Thursday, April 01, 2010

Mini-Review of "The Reluctant Fundamentalist" by Mohsin Hamid

It is no surprise that Mohsin Hamid's second novel, "The Reluctant Fundamentalist," became a New York Times Bestseller and the winner of multiple literary awards. It is a brilliant book that is a small gem that glistens softly and darkly - more of a star opal than a glittering diamond. Hamid using a unique approach - a sole narrator, the young Pakistani, Changez. The action - much of which is interior and psychological action -unfolds as Changez converses with an unnamed American stranger with whom he shares a table at a cafe in Lahore, Pakistan. The effect is like that of listening in on only one half of a phone conversation and having to fill in the missing pieces from the context of the answers given and questions posed by the narrator.

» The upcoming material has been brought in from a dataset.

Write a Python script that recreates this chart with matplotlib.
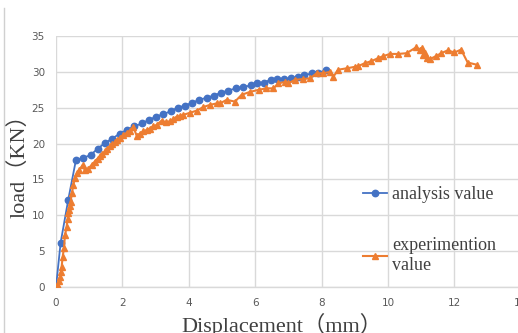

With the exception of Changez, all of the other characters exist only as seen through his perception of them or as revealed through his description of them. It is akin to our not being able to see the wind, but to learn of its nature by the effect that it has upon the objects that move in response to its shifting currents and eddies.

Hamid does a breath-taking job of subtly limning the ambiguities of interpersonal intercourse and international intrigue. One never knows - even at the end of the story - if we are dealing with two "normal" human beings interacting in space and time at an outdoor cafe in Lahore, or if one is an actual or potential terrorist and the other a potential assassin. The clues and muted red herrings are there for the reader to interpret based upon his world view, fears, prejudices and presuppositions. This is a post-9/11 tale of dark and muted rage and paranoia.

The themes swirl around the twin towers of fear and ghosts. I dare not say more, lest I spoil what should be an intriguing and delicious read for most sentient readers.